DATASET CONTENT →
▽

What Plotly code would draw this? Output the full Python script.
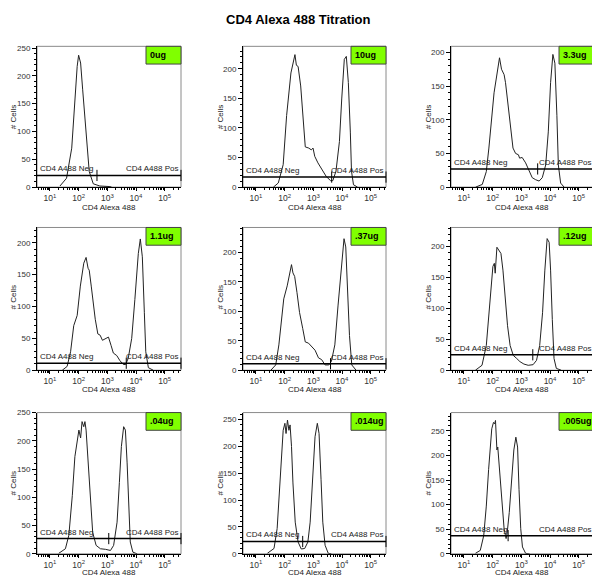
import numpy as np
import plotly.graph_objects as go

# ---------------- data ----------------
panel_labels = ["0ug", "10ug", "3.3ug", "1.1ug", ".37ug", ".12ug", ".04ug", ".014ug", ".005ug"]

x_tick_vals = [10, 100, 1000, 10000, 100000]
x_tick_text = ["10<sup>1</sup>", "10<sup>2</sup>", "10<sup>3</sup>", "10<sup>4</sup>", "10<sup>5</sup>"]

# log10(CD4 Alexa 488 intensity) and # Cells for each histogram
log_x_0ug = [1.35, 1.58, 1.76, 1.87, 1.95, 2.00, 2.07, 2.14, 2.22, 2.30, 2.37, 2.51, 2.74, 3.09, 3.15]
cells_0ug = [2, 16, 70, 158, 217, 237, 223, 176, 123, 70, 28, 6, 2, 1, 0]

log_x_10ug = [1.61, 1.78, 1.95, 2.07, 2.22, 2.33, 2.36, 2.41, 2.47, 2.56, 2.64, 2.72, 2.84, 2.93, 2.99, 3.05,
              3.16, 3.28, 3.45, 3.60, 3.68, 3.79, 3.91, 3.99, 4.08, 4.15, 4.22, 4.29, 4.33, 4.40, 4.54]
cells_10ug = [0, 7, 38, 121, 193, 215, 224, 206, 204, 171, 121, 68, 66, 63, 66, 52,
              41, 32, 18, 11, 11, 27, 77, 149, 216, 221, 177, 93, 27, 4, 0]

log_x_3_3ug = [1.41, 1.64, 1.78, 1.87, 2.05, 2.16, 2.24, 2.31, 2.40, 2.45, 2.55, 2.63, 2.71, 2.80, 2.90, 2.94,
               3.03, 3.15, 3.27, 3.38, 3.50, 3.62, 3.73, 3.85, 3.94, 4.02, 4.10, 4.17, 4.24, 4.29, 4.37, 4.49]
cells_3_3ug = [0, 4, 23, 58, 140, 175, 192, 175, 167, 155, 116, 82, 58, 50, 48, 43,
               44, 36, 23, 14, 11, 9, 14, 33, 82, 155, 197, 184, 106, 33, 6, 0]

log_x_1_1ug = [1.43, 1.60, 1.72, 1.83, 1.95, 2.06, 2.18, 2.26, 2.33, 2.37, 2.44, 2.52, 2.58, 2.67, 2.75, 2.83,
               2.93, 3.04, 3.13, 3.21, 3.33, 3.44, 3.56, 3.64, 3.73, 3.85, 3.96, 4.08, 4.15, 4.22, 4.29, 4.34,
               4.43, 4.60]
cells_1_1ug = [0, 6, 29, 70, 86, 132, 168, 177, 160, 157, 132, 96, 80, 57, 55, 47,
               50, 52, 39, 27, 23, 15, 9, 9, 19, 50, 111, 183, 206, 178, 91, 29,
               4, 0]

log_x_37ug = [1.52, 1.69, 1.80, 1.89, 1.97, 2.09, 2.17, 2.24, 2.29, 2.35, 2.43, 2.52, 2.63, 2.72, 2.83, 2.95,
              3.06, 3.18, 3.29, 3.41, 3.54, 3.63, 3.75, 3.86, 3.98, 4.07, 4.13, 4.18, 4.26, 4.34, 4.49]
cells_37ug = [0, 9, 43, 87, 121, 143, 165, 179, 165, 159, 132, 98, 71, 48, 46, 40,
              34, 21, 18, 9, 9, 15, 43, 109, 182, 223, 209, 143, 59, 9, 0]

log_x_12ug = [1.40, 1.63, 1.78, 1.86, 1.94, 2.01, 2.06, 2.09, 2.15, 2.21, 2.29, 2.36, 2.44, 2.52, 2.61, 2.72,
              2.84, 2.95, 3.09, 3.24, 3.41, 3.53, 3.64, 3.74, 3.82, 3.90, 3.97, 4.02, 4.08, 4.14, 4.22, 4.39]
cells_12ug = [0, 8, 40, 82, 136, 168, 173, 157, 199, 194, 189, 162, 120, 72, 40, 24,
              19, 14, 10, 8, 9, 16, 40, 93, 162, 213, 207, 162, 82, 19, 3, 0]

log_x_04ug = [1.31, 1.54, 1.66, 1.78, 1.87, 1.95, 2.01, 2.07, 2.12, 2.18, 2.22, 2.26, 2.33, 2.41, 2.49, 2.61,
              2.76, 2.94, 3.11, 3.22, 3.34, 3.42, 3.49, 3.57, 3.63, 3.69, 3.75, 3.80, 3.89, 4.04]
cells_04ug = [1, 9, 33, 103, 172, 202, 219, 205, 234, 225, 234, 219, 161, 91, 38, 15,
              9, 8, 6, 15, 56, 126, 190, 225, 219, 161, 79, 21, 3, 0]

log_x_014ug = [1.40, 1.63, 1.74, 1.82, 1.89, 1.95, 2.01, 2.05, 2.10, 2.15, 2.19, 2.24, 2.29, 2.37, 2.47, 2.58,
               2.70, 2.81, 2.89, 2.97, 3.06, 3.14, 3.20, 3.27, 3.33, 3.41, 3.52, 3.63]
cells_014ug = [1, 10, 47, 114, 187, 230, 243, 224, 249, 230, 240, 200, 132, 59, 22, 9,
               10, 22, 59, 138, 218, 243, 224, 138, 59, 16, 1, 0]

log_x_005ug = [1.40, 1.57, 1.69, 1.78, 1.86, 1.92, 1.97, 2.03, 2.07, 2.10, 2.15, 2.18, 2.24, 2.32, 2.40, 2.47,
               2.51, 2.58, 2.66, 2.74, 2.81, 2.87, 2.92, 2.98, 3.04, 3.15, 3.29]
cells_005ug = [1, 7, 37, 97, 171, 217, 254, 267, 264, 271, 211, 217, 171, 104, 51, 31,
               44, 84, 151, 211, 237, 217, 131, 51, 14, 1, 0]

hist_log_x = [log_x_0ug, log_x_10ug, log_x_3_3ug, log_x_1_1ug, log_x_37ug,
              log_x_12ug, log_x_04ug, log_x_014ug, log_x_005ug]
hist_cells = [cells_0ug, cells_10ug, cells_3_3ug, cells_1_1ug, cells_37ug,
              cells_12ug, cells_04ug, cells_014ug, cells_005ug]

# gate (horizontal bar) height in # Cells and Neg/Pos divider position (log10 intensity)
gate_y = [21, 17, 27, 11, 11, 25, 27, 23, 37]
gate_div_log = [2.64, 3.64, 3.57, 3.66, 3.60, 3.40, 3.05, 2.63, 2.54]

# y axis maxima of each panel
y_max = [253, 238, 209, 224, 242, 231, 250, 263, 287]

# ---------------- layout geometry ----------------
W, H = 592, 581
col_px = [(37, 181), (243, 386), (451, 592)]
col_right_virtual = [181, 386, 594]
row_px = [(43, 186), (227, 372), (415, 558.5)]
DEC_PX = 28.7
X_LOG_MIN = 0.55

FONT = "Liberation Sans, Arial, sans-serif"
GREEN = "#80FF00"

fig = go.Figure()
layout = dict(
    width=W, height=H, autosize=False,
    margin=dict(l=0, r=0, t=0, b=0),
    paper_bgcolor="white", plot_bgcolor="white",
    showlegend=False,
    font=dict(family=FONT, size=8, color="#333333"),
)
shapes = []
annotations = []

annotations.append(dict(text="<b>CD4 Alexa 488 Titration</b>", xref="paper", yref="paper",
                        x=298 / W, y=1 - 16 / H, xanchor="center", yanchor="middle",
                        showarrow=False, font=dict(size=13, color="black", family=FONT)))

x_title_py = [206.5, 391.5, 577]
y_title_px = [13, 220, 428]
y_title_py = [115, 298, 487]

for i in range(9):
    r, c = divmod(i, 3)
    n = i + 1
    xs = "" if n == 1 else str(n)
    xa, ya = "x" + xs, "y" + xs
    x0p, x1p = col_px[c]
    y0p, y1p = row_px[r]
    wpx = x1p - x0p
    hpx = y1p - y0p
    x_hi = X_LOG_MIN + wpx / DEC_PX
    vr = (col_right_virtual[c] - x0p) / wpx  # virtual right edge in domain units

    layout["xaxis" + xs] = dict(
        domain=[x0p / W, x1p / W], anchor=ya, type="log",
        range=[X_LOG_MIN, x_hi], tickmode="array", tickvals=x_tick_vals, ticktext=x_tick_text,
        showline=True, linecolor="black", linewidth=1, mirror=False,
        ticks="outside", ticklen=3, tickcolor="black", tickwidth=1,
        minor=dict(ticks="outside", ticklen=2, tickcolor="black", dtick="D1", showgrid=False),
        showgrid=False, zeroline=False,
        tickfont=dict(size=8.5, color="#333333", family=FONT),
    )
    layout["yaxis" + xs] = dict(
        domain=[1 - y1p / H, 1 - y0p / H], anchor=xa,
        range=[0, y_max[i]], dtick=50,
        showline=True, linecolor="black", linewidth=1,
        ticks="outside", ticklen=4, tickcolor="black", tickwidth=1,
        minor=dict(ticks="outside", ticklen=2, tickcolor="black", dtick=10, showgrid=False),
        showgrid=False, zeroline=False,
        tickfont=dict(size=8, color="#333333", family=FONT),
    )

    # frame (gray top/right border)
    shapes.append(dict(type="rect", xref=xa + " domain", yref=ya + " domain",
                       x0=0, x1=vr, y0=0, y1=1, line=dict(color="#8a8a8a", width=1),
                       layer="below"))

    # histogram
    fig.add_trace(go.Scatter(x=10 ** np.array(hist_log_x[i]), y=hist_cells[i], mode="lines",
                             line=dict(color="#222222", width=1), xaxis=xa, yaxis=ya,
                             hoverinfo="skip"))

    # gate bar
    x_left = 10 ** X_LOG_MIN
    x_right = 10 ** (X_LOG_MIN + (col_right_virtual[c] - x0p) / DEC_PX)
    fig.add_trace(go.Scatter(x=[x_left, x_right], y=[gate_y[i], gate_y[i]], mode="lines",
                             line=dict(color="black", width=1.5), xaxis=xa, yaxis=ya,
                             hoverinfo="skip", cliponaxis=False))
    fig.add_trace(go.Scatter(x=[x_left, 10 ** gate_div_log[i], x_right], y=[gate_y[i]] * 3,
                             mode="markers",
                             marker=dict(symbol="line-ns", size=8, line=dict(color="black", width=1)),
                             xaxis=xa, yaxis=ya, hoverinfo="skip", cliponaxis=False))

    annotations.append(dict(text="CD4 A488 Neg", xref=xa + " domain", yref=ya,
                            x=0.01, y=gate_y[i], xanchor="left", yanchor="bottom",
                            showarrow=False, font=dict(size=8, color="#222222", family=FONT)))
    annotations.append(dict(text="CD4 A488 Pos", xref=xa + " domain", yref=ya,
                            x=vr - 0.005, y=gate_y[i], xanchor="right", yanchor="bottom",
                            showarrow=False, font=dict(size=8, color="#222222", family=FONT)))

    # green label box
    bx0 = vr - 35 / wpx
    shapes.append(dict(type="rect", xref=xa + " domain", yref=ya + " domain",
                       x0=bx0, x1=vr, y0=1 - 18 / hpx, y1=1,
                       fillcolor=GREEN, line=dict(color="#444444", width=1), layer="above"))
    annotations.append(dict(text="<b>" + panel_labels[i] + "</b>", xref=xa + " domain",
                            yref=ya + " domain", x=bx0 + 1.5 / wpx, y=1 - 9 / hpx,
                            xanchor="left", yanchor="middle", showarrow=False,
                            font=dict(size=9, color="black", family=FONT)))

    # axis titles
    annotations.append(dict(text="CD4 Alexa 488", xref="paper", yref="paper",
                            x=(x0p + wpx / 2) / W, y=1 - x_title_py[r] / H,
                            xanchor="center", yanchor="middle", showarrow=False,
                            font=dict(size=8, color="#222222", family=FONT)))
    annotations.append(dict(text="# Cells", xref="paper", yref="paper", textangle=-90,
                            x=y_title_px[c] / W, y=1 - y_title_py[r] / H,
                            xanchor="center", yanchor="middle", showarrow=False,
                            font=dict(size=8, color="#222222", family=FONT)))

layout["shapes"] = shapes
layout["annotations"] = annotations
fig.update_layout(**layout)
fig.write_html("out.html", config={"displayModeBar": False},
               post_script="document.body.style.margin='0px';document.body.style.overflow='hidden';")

△

JOB → Leave out the pictures and restate, word for word, the lines from the top of the data through the line containing "106, 33, 6, 0]", both included.

PROBLEM SOLUTION →
What Plotly code would draw this? Output the full Python script.
import numpy as np
import plotly.graph_objects as go

# ---------------- data ----------------
panel_labels = ["0ug", "10ug", "3.3ug", "1.1ug", ".37ug", ".12ug", ".04ug", ".014ug", ".005ug"]

x_tick_vals = [10, 100, 1000, 10000, 100000]
x_tick_text = ["10<sup>1</sup>", "10<sup>2</sup>", "10<sup>3</sup>", "10<sup>4</sup>", "10<sup>5</sup>"]

# log10(CD4 Alexa 488 intensity) and # Cells for each histogram
log_x_0ug = [1.35, 1.58, 1.76, 1.87, 1.95, 2.00, 2.07, 2.14, 2.22, 2.30, 2.37, 2.51, 2.74, 3.09, 3.15]
cells_0ug = [2, 16, 70, 158, 217, 237, 223, 176, 123, 70, 28, 6, 2, 1, 0]

log_x_10ug = [1.61, 1.78, 1.95, 2.07, 2.22, 2.33, 2.36, 2.41, 2.47, 2.56, 2.64, 2.72, 2.84, 2.93, 2.99, 3.05,
              3.16, 3.28, 3.45, 3.60, 3.68, 3.79, 3.91, 3.99, 4.08, 4.15, 4.22, 4.29, 4.33, 4.40, 4.54]
cells_10ug = [0, 7, 38, 121, 193, 215, 224, 206, 204, 171, 121, 68, 66, 63, 66, 52,
              41, 32, 18, 11, 11, 27, 77, 149, 216, 221, 177, 93, 27, 4, 0]

log_x_3_3ug = [1.41, 1.64, 1.78, 1.87, 2.05, 2.16, 2.24, 2.31, 2.40, 2.45, 2.55, 2.63, 2.71, 2.80, 2.90, 2.94,
               3.03, 3.15, 3.27, 3.38, 3.50, 3.62, 3.73, 3.85, 3.94, 4.02, 4.10, 4.17, 4.24, 4.29, 4.37, 4.49]
cells_3_3ug = [0, 4, 23, 58, 140, 175, 192, 175, 167, 155, 116, 82, 58, 50, 48, 43,
               44, 36, 23, 14, 11, 9, 14, 33, 82, 155, 197, 184, 106, 33, 6, 0]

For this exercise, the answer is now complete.